Electrochemical Investigations Give Some Insights into the Coordination Chemistry of New Stable Iridium(+1), Iridium(0), and Iridium(−1) Complexes

The redox chemistry of the stable tetracoordinated 16 valence electron d 8 ‐[Ir +I (tropp Ph ) 2 ] + (PF 6 ) − and pentacoordinated 18 valence d 8 ‐[Ir +I (tropp Ph ) 2 Cl] complexes was investigated by cyclic voltammetry (tropp Ph =dibenzotropylidenyl phosphine). The experiments were performed using a platinum microelectrode varying scan rates (100 mV/s–10 V/s) and temperatures (− 40 to 20 °C) in tetrahydrofuran, THF, or acetonitrile, ACN, as solvents. In THF, the overall two‐electron reduction of the 16 valence electron d 8 ‐[Ir +I (tropp Ph ) 2 ] + (PF 6 ) − proceeds in two well separated slow heterogeneous electron transfer steps according to: d 8 ‐[Ir +I (tropp Ph ) 2 ] + +e − →d 9 ‐[Ir 0 (tropp Ph ) 2 ]+e − →d 10 ‐[Ir −I (tropp Ph ) 2 ] − , [ k s 1 =2.2×10 −3  cm/s for d 8 ‐Ir +I /d 9 ‐Ir 0 and k s 2 =2.0×10 −3  cm/s for d 9 ‐Ir 0 /d 10 ‐Ir −I ]. In ACN, the two redox waves merge into one “two‐electron” wave [ k s 1,2 =7.76×10 −4  cm/s for d 8 ‐Ir +I /d 9 ‐Ir 0 and d 9 ‐Ir 0 /d 10 ‐Ir −I ] most likely because the neutral [Ir 0 (tropp Ph ) 2 ] complex is destabilized.
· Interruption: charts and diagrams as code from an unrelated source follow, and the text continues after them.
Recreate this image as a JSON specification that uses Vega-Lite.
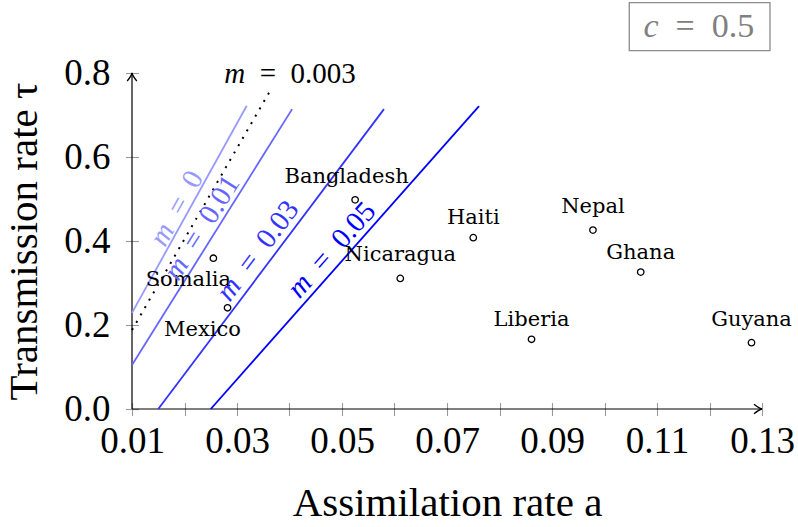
{
  "$schema": "https://vega.github.io/schema/vega-lite/v6.json",
  "width": 630,
  "height": 336,
  "autosize": {"type": "none"},
  "padding": {"left": 132, "top": 73, "right": 36, "bottom": 118},
  "background": "white",
  "config": {
    "view": {"stroke": null},
    "font": "Liberation Serif"
  },
  "datasets": {
    "countries": [
      {"country": "Bangladesh", "a": 0.0525, "tau": 0.498},
      {"country": "Nicaragua", "a": 0.0611, "tau": 0.311},
      {"country": "Haiti", "a": 0.0750, "tau": 0.408},
      {"country": "Nepal", "a": 0.0978, "tau": 0.426},
      {"country": "Ghana", "a": 0.1069, "tau": 0.326},
      {"country": "Liberia", "a": 0.0861, "tau": 0.166},
      {"country": "Guyana", "a": 0.1280, "tau": 0.158},
      {"country": "Somalia", "a": 0.0255, "tau": 0.359},
      {"country": "Mexico", "a": 0.0282, "tau": 0.241}
    ],
    "curves": [
      {"m": "0", "a": 0.01, "tau": 0.229},
      {"m": "0", "a": 0.03185, "tau": 0.722},
      {"m": "0.003", "a": 0.01, "tau": 0.188},
      {"m": "0.003", "a": 0.0366, "tau": 0.764},
      {"m": "0.01", "a": 0.01, "tau": 0.105},
      {"m": "0.01", "a": 0.0405, "tau": 0.714},
      {"m": "0.03", "a": 0.0150, "tau": 0.0},
      {"m": "0.03", "a": 0.0580, "tau": 0.714},
      {"m": "0.05", "a": 0.0250, "tau": 0.0},
      {"m": "0.05", "a": 0.0761, "tau": 0.721}
    ],
    "curveLabels": [
      {"m": "0", "rest": "=\u20020", "a": 0.01851, "tau": 0.478},
      {"m": "0.01", "rest": "=\u20020.01", "a": 0.02328, "tau": 0.432},
      {"m": "0.03", "rest": "=\u20020.03", "a": 0.03394, "tau": 0.377},
      {"m": "0.05", "rest": "=\u20020.05", "a": 0.0480, "tau": 0.379},
      {"m": "0.003", "rest": "=\u20020.003", "a": 0.0401, "tau": 0.776}
    ],
    "axisLines": [
      {"axis": "x", "a": 0.01, "tau": 0},
      {"axis": "x", "a": 0.13, "tau": 0},
      {"axis": "y", "a": 0.01, "tau": 0},
      {"axis": "y", "a": 0.01, "tau": 0.8}
    ],
    "arrowTips": [
      {"dir": "right", "a": 0.13, "tau": 0},
      {"dir": "up", "a": 0.01, "tau": 0.8}
    ],
    "paramBox": [
      {"param": "c", "value": "=\u20020.5", "a": 0.10472, "a2": 0.13152, "tau": 0.8531, "tau2": 0.9674, "ta": 0.11798, "ttau": 0.885}
    ]
  },
  "encoding": {
    "x": {
      "field": "a",
      "type": "quantitative",
      "scale": {"domain": [0.01, 0.13], "nice": false, "zero": false},
      "axis": {
        "title": "Assimilation rate a",
        "values": [0.01, 0.02, 0.03, 0.04, 0.05, 0.06, 0.07, 0.08, 0.09, 0.10, 0.11, 0.12, 0.13],
        "format": ".2f",
        "labelExpr": "round(datum.value * 100) % 2 == 1 ? datum.label : ''",
        "domain": false,
        "grid": false,
        "offset": -6.5,
        "tickSize": 13,
        "tickColor": "#9a9a9a",
        "tickWidth": 1.1,
        "labelFont": "Liberation Serif",
        "labelFontSize": 37,
        "labelColor": "black",
        "labelPadding": 8,
        "labelFlush": false,
        "labelOverlap": false,
        "titleFont": "Liberation Serif",
        "titleFontSize": 41,
        "titleFontWeight": "normal",
        "titleColor": "black",
        "titleY": 112.5,
        "titleBaseline": "alphabetic"
      }
    },
    "y": {
      "field": "tau",
      "type": "quantitative",
      "scale": {"domain": [0, 0.8], "nice": false, "zero": false},
      "axis": {
        "title": "Transmission rate τ",
        "values": [0, 0.2, 0.4, 0.6, 0.8],
        "format": ".1f",
        "domain": false,
        "grid": false,
        "offset": -6.5,
        "tickSize": 13,
        "tickColor": "#9a9a9a",
        "tickWidth": 1.1,
        "labelFont": "Liberation Serif",
        "labelFontSize": 37,
        "labelColor": "black",
        "labelPadding": 15.5,
        "labelFlush": false,
        "labelOverlap": false,
        "titleFont": "Liberation Serif",
        "titleFontSize": 41,
        "titleFontWeight": "normal",
        "titleColor": "black",
        "titleX": -101.8,
        "titleBaseline": "alphabetic"
      }
    }
  },
  "layer": [
    {
      "data": {"name": "axisLines"},
      "mark": {"type": "line", "color": "black", "strokeWidth": 1.2},
      "encoding": {"detail": {"field": "axis"}, "order": {"field": "tau"}}
    },
    {
      "data": {"name": "arrowTips"},
      "transform": [{"filter": "datum.dir == 'right'"}],
      "mark": {"type": "point", "shape": "M -1 -0.6 Q -0.4 -0.1 0 0 Q -0.4 0.1 -1 0.6", "filled": false, "stroke": "black", "strokeWidth": 1.3, "size": 256, "opacity": 1},
      "encoding": {}
    },
    {
      "data": {"name": "arrowTips"},
      "transform": [{"filter": "datum.dir == 'up'"}],
      "mark": {"type": "point", "shape": "M -0.6 1 Q -0.1 0.4 0 0 Q 0.1 0.4 0.6 1", "filled": false, "stroke": "black", "strokeWidth": 1.3, "size": 256, "opacity": 1},
      "encoding": {}
    },
    {
      "data": {"name": "curves"},
      "transform": [{"filter": "datum.m != '0.003'"}],
      "mark": {"type": "line", "strokeWidth": 1.8},
      "encoding": {
        "color": {
          "field": "m",
          "type": "nominal",
          "scale": {"domain": ["0", "0.01", "0.03", "0.05"], "range": ["#9999ff", "#6666ff", "#3333ff", "#0000ff"]},
          "legend": null
        }
      }
    },
    {
      "data": {"name": "curves"},
      "transform": [{"filter": "datum.m == '0.003'"}],
      "mark": {"type": "line", "color": "black", "strokeWidth": 2, "strokeDash": [2, 6.5]},
      "encoding": {}
    },
    {
      "data": {"name": "countries"},
      "mark": {"type": "point", "shape": "circle", "filled": false, "stroke": "black", "strokeWidth": 1.3, "size": 42, "opacity": 1},
      "encoding": {}
    },
    {
      "data": {"name": "countries"},
      "transform": [{"filter": {"field": "country", "oneOf": ["Nicaragua", "Nepal", "Guyana"]}}],
      "mark": {"type": "text", "font": "DejaVu Serif", "fontSize": 21, "color": "black", "align": "center", "baseline": "alphabetic", "dy": -17},
      "encoding": {"text": {"field": "country"}}
    },
    {
      "data": {"name": "countries"},
      "transform": [{"filter": {"field": "country", "oneOf": ["Haiti", "Ghana", "Liberia"]}}],
      "mark": {"type": "text", "font": "DejaVu Serif", "fontSize": 21, "color": "black", "align": "center", "baseline": "alphabetic", "dy": -13.5},
      "encoding": {"text": {"field": "country"}}
    },
    {
      "data": {"name": "countries"},
      "transform": [{"filter": {"field": "country", "oneOf": ["Bangladesh"]}}],
      "mark": {"type": "text", "font": "DejaVu Serif", "fontSize": 21, "color": "black", "align": "center", "baseline": "alphabetic", "dx": -8.5, "dy": -17},
      "encoding": {"text": {"field": "country"}}
    },
    {
      "data": {"name": "countries"},
      "transform": [{"filter": {"field": "country", "oneOf": ["Somalia", "Mexico"]}}],
      "mark": {"type": "text", "font": "DejaVu Serif", "fontSize": 21, "color": "black", "align": "center", "baseline": "alphabetic", "dx": -25, "dy": 28},
      "encoding": {"text": {"field": "country"}}
    },
    {
      "data": {"name": "curveLabels"},
      "transform": [{"filter": "datum.m == '0'"}],
      "mark": {"type": "text", "font": "Liberation Serif", "fontStyle": "italic", "fontSize": 29, "color": "#9999ff", "align": "left", "baseline": "middle", "angle": -61, "dx": -40.4},
      "encoding": {"text": {"value": "m"}}
    },
    {
      "data": {"name": "curveLabels"},
      "transform": [{"filter": "datum.m == '0'"}],
      "mark": {"type": "text", "font": "Liberation Serif", "fontSize": 29, "color": "#9999ff", "align": "left", "baseline": "middle", "angle": -61, "dx": -4.96},
      "encoding": {"text": {"field": "rest"}}
    },
    {
      "data": {"name": "curveLabels"},
      "transform": [{"filter": "datum.m == '0.01'"}],
      "mark": {"type": "text", "font": "Liberation Serif", "fontStyle": "italic", "fontSize": 29, "color": "#6666ff", "align": "left", "baseline": "middle", "angle": -58, "dx": -58.5},
      "encoding": {"text": {"value": "m"}}
    },
    {
      "data": {"name": "curveLabels"},
      "transform": [{"filter": "datum.m == '0.01'"}],
      "mark": {"type": "text", "font": "Liberation Serif", "fontSize": 29, "color": "#6666ff", "align": "left", "baseline": "middle", "angle": -58, "dx": -23.1},
      "encoding": {"text": {"field": "rest"}}
    },
    {
      "data": {"name": "curveLabels"},
      "transform": [{"filter": "datum.m == '0.03'"}],
      "mark": {"type": "text", "font": "Liberation Serif", "fontStyle": "italic", "fontSize": 29, "color": "#3333ff", "align": "left", "baseline": "middle", "angle": -53, "dx": -58.5},
      "encoding": {"text": {"value": "m"}}
    },
    {
      "data": {"name": "curveLabels"},
      "transform": [{"filter": "datum.m == '0.03'"}],
      "mark": {"type": "text", "font": "Liberation Serif", "fontSize": 29, "color": "#3333ff", "align": "left", "baseline": "middle", "angle": -53, "dx": -23.1},
      "encoding": {"text": {"field": "rest"}}
    },
    {
      "data": {"name": "curveLabels"},
      "transform": [{"filter": "datum.m == '0.05'"}],
      "mark": {"type": "text", "font": "Liberation Serif", "fontStyle": "italic", "fontSize": 29, "color": "#0000ff", "align": "left", "baseline": "middle", "angle": -48.4, "dx": -58.5},
      "encoding": {"text": {"value": "m"}}
    },
    {
      "data": {"name": "curveLabels"},
      "transform": [{"filter": "datum.m == '0.05'"}],
      "mark": {"type": "text", "font": "Liberation Serif", "fontSize": 29, "color": "#0000ff", "align": "left", "baseline": "middle", "angle": -48.4, "dx": -23.1},
      "encoding": {"text": {"field": "rest"}}
    },
    {
      "data": {"name": "curveLabels"},
      "transform": [{"filter": "datum.m == '0.003'"}],
      "mark": {"type": "text", "font": "Liberation Serif", "fontStyle": "italic", "fontSize": 29, "color": "black", "align": "left", "baseline": "alphabetic", "dx": -65.8},
      "encoding": {"text": {"value": "m"}}
    },
    {
      "data": {"name": "curveLabels"},
      "transform": [{"filter": "datum.m == '0.003'"}],
      "mark": {"type": "text", "font": "Liberation Serif", "fontSize": 29, "color": "black", "align": "left", "baseline": "alphabetic", "dx": -30.3},
      "encoding": {"text": {"field": "rest"}}
    },
    {
      "data": {"name": "paramBox"},
      "mark": {"type": "rect", "fill": "white", "stroke": "#8c8c8c", "strokeWidth": 1.3},
      "encoding": {"x2": {"field": "a2"}, "y2": {"field": "tau2"}}
    },
    {
      "data": {"name": "paramBox"},
      "mark": {"type": "text", "font": "Liberation Serif", "fontStyle": "italic", "fontSize": 34, "color": "#808080", "align": "left", "baseline": "alphabetic", "dx": -55.4},
      "encoding": {"x": {"field": "ta", "type": "quantitative"}, "y": {"field": "ttau", "type": "quantitative"}, "text": {"field": "param"}}
    },
    {
      "data": {"name": "paramBox"},
      "mark": {"type": "text", "font": "Liberation Serif", "fontSize": 34, "color": "#808080", "align": "left", "baseline": "alphabetic", "dx": -23.3},
      "encoding": {"x": {"field": "ta", "type": "quantitative"}, "y": {"field": "ttau", "type": "quantitative"}, "text": {"field": "value"}}
    }
  ]
}
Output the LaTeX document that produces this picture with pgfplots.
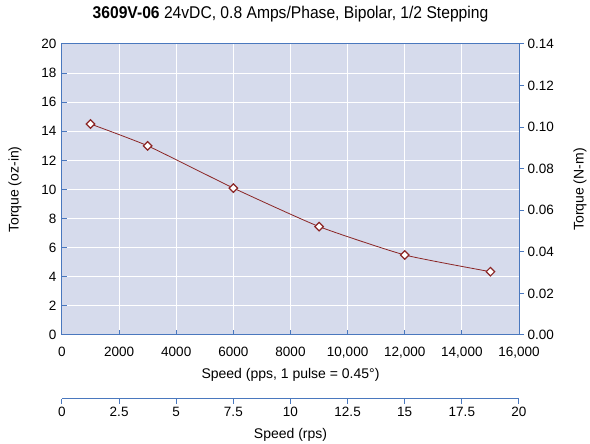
\documentclass[border=0pt]{standalone}
\usepackage{pgfplots}
\pgfplotsset{compat=1.18}
\usepackage{fontspec}
\setmainfont{Liberation Sans}
\newfontfamily\titlefont{Liberation Sans}[FakeStretch=0.92]
\definecolor{bgc}{HTML}{D6DBEC}
\definecolor{axc}{HTML}{4A78BE}
\definecolor{linec}{HTML}{8B2525}

\begin{document}
\begin{tikzpicture}[font=\fontsize{13.5}{16}\selectfont]
\path[use as bounding box] (-62pt,-109pt) rectangle (528pt,335pt);
\pgfplotsset{every axis/.append style={
    scale only axis, width=457pt, height=291pt,
    anchor=south west,
    scaled ticks=false,
    /pgf/number format/assume math mode=true,
    tick label style={font=\fontsize{13.5}{16}\selectfont},
    label style={font=\fontsize{14}{16}\selectfont},
    tick style={axc, line width=1pt},
    major tick length=5pt,
}}

% main axis, torque in oz-in
\begin{axis}[
    at={(0pt,0pt)},
    xmin=0, xmax=16000, ymin=0, ymax=20,
    axis background/.style={fill=bgc},
    axis line style={axc, line width=1pt},
    xtick={0,2000,4000,6000,8000,10000,12000,14000,16000},
    xticklabels={0,2000,4000,6000,8000,{10,000},{12,000},{14,000},{16,000}},
    ytick={0,2,4,6,8,10,12,14,16,18,20},
    xtick pos=bottom, ytick pos=left, tick align=inside,
    xticklabel style={yshift=-9pt},
    yticklabel style={xshift=-2pt},
    grid=major, grid style={white, line width=1pt},
    xlabel={Speed (pps, 1 pulse = 0.45°)},
    xlabel style={at={(axis description cs:0.5,-0.1375)}, anchor=center},
    ylabel={Torque (oz-in)},
    ylabel style={at={(axis description cs:-0.1028,0.5)}, anchor=center},
    title={\titlefont\textbf{3609V-06} 24vDC, 0.8 Amps/Phase, Bipolar, 1/2 Stepping},
    title style={font=\fontsize{17}{19}\selectfont, at={(axis description cs:0.5,1.083)}, anchor=center},
]
\addplot[linec, line width=0.8pt, smooth, tension=0.3,
    mark=square*, mark size=3pt,
    mark options={fill=white, draw=linec, line width=1.2pt, rotate=45}]
    coordinates {
    (1000,14.5)
    (3000,13.0)
    (6000,10.1)
    (9000,7.45)
    (12000,5.5)
    (15000,4.35)
    };
\end{axis}

% right axis, torque in N-m
\begin{axis}[
    at={(0pt,0pt)},
    xmin=0, xmax=16000, ymin=0, ymax=0.14,
    axis x line=none,
    axis y line*=right,
    axis line style={axc, line width=1pt},
    ytick={0,0.02,0.04,0.06,0.08,0.10,0.12,0.14},
    yticklabel style={/pgf/number format/.cd, fixed, fixed zerofill, precision=2},
    tick align=outside,
    ylabel={Torque (N-m)},
    ylabel style={at={(axis description cs:1.1335,0.5)}, anchor=center},
]
\end{axis}

% second speed axis, rps
\begin{axis}[
    at={(0pt,-64pt)},
    height=1pt,
    xmin=0, xmax=20, ymin=0, ymax=1,
    axis y line=none,
    axis x line*=bottom,
    axis line style={axc, line width=1pt},
    xtick={0,2.5,5,7.5,10,12.5,15,17.5,20},
    xticklabels={0,2.5,5,7.5,10,12.5,15,17.5,20},
    tick align=outside,
    xlabel={Speed (rps)},
    xlabel style={at={(axis description cs:0.5,0)}, anchor=center, yshift=-36pt},
]
\end{axis}
\end{tikzpicture}
\end{document}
At low temperatures (ca. − 40 °C) and at high scan rates (ca. 10 V/s), the two‐electon redox process is kinetically resolved. In equilibrium with the tetracoordianted complex [Ir +I (tropp Ph ) 2 ] + are the pentacoordinated 18 valence [Ir +I (tropp Ph ) 2 L] + complexes (L=THF, ACN, Cl − ) and their electrochemical behavior was also investigated. They are irreversibly reduced at rather high negative potentials (− 1.8 to − 2.4 V) according to an ECE mechanism 1) [Ir +I (tropp Ph ) 2 (L)]+e − →[Ir 0 (tropp Ph ) 2 (L)]; 2) [Ir 0 (tropp Ph ) 2 (L)]→[Ir(tropp Ph ) 2 ]+L, iii) [Ir 0 (tropp Ph ) 2 ]+e − →[Ir −I (tropp Ph ) 2 ] − . Since all electroactive species were isolated and structurally characterized, our measurements allow for the first time a detailed insight into some fundamental aspects of the coordination chemistry of iridium complexes in unusually low formal oxidation states.